╔══

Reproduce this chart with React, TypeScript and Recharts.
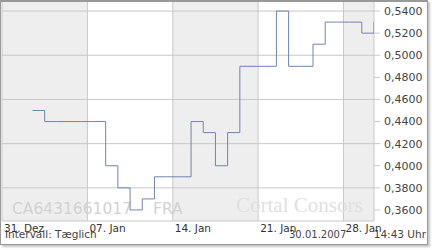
import { CartesianGrid, Customized, Line, LineChart, XAxis, YAxis } from 'recharts';

// day of January 2007 (31 Dec = 0)
const days = [3, 4, 5, 6, 7, 8, 9, 10, 11, 12, 13, 14, 15, 16, 17, 18, 19, 20, 21, 22, 23, 24, 25, 26, 27, 28, 29, 30, 31];
const prices = [
  0.45, 0.44, 0.44, 0.44, 0.44, 0.44, 0.4, 0.38, 0.36, 0.37, 0.39, 0.39, 0.39, 0.44, 0.43, 0.4, 0.43, 0.49, 0.49,
  0.49, 0.54, 0.49, 0.49, 0.51, 0.53, 0.53, 0.53, 0.52, 0.53,
];

const xTicks = [0, 7, 14, 21, 28];
const xLabels = ['31. Dez', '07. Jan', '14. Jan', '21. Jan', '28. Jan'];
const yTicks = [0.36, 0.38, 0.4, 0.42, 0.44, 0.46, 0.48, 0.5, 0.52, 0.54];

// each daily step is centred on its day
const data = days.map((d, i) => ({ x: d - 0.5, v: prices[i] }));

const font = 'DejaVu Sans, Verdana, sans-serif';

const DateTick = (props: any) => {
  const { x, y, payload } = props;
  return (
    <text x={x + 2} y={y + 11} fontSize={10.5} fontFamily={font} fill='#333'>
      {xLabels[xTicks.indexOf(payload.value)]}
    </text>
  );
};

const Overlay = () => (
  <g>
    <text x={12} y={214} fontSize={15.5} fontFamily={font} fill='#d2d2d2'>
      CA6431661017
    </text>
    <text x={153} y={214} fontSize={15.5} fontFamily={font} fill='#d2d2d2'>
      FRA
    </text>
    <text x={236} y={212} fontSize={21} fontFamily='Liberation Serif, serif' fill='#e0e0e0'>
      Cortal Consors
    </text>
    <text x={5} y={238} fontSize={10.5} fontFamily={font} fill='#444'>
      Intervall: Tæglich
    </text>
    <text x={289} y={238} fontSize={10} fontFamily={font} fill='#444'>
      30.01.2007
    </text>
    <text x={426} y={238} fontSize={10.5} fontFamily={font} fill='#444' textAnchor='end'>
      14:43 Uhr
    </text>
  </g>
);

export default function App() {
  return (
    <div style={{ position: 'absolute', left: 0, top: 0, width: 432, height: 250, background: '#fff' }}>
      <LineChart width={432} height={250} data={data} margin={{ top: 0, right: 0, bottom: 9, left: 2 }}>
        <CartesianGrid stroke='#c8c8c8' verticalFill={['#eeeeee', '#ffffff']} fillOpacity={1} />
        <XAxis
          dataKey='x'
          type='number'
          domain={[0, 30.5]}
          ticks={xTicks}
          interval={0}
          allowDataOverflow
          height={20}
          axisLine={false}
          tickLine={false}
          tickSize={0}
          tickMargin={0}
          tick={<DateTick />}
        />
        <YAxis
          orientation='right'
          domain={[0.35, 0.55]}
          ticks={yTicks}
          width={58}
          axisLine={false}
          tickLine={{ stroke: '#c8c8c8' }}
          tickSize={6}
          tickMargin={4}
          tickFormatter={(v: number) => v.toFixed(4).replace('.', ',')}
          tick={{ fontSize: 11, fill: '#444', fontFamily: font }}
        />
        <Customized component={<Overlay />} />
        <Line
          dataKey='v'
          type='stepAfter'
          stroke='#6f84b1'
          strokeWidth={1}
          dot={false}
          isAnimationActive={false}
        />
      </LineChart>
      <div
        style={{
          position: 'absolute',
          left: 0,
          top: 0,
          width: 428,
          height: 245,
          boxSizing: 'border-box',
          border: '1px solid #999',
          borderTopWidth: 2,
          boxShadow: '2px 2px 2px #c4c4c4',
          pointerEvents: 'none',
        }}
      />
    </div>
  );
}
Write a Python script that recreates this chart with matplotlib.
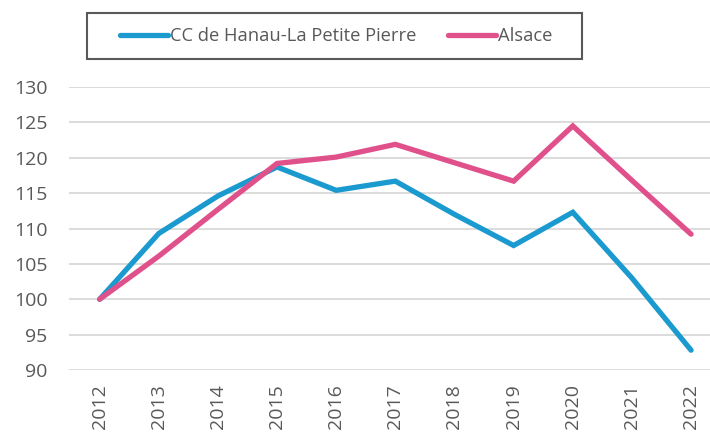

╚══

*Short task*: Skip the pictures and quote each line of the entries above, from the first through the line with "const font = 'DejaVu", exactly as it appears.

*Result below*:
Reproduce this chart with React, TypeScript and Recharts.
import { CartesianGrid, Customized, Line, LineChart, XAxis, YAxis } from 'recharts';

// day of January 2007 (31 Dec = 0)
const days = [3, 4, 5, 6, 7, 8, 9, 10, 11, 12, 13, 14, 15, 16, 17, 18, 19, 20, 21, 22, 23, 24, 25, 26, 27, 28, 29, 30, 31];
const prices = [
  0.45, 0.44, 0.44, 0.44, 0.44, 0.44, 0.4, 0.38, 0.36, 0.37, 0.39, 0.39, 0.39, 0.44, 0.43, 0.4, 0.43, 0.49, 0.49,
  0.49, 0.54, 0.49, 0.49, 0.51, 0.53, 0.53, 0.53, 0.52, 0.53,
];

const xTicks = [0, 7, 14, 21, 28];
const xLabels = ['31. Dez', '07. Jan', '14. Jan', '21. Jan', '28. Jan'];
const yTicks = [0.36, 0.38, 0.4, 0.42, 0.44, 0.46, 0.48, 0.5, 0.52, 0.54];

// each daily step is centred on its day
const data = days.map((d, i) => ({ x: d - 0.5, v: prices[i] }));

const font = 'DejaVu Sans, Verdana, sans-serif';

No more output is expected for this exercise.